According to the Philippine Statistics Authority (PSA), headline inflation rate decelerated further to 1.7 percent last month, marking the lowest consumer price index level since the 1.8 percent recorded in October 2016.
“The slowdown of inflation in August 2019 was mainly due to the slower annual increase in the index of the heavily weighted food and nonalcoholic beverages at 0.6 percent,” the PSA said in a statement, adding that the economy also saw slower annual rates last month for housing, water, electricity, gas and other fuels (1.8 percent); health (3.1 percent); recreation and culture (1.8 percent); and restaurant and miscellaneous goods and services (3.2 percent).
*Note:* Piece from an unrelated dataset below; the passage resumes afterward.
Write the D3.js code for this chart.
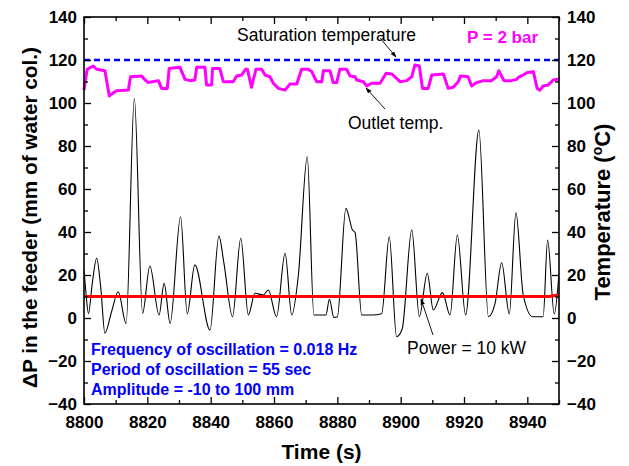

The transport index, which dropped by 0.2 percent, also contributed to the downtrend of inflation this month,” the agency said.
The lower August inflation raised expectations that the central bank would continue cutting interest rates over the next few months in a bid to help fuel economic growth after the first semester’s lackluster performance.
“With inflation careening below the Bangko Sentral ng Pilipinas’ own target, we expect the [central bank] governor to deliver on his pledge and cut policy rates by an additional 25 basis points at the Sept. 26 [Monetary Board] meeting,” ING Bank senior economist Nicholas Mapa said in an e-mailed note to the press.
Meanwhile, BSP Governor Benjamin Diokno said in a statement that “the latest inflation figure is consistent with the Bangko Sentral ng Pilipinas’ prevailing assessment that it will continue to decelerate in the third quarter of 2019 and pick up slightly in the fourth quarter.”
He warned, however, that deepening trade tensions between China and the United States had raised economic uncertainties and risked pushing local prices up once more.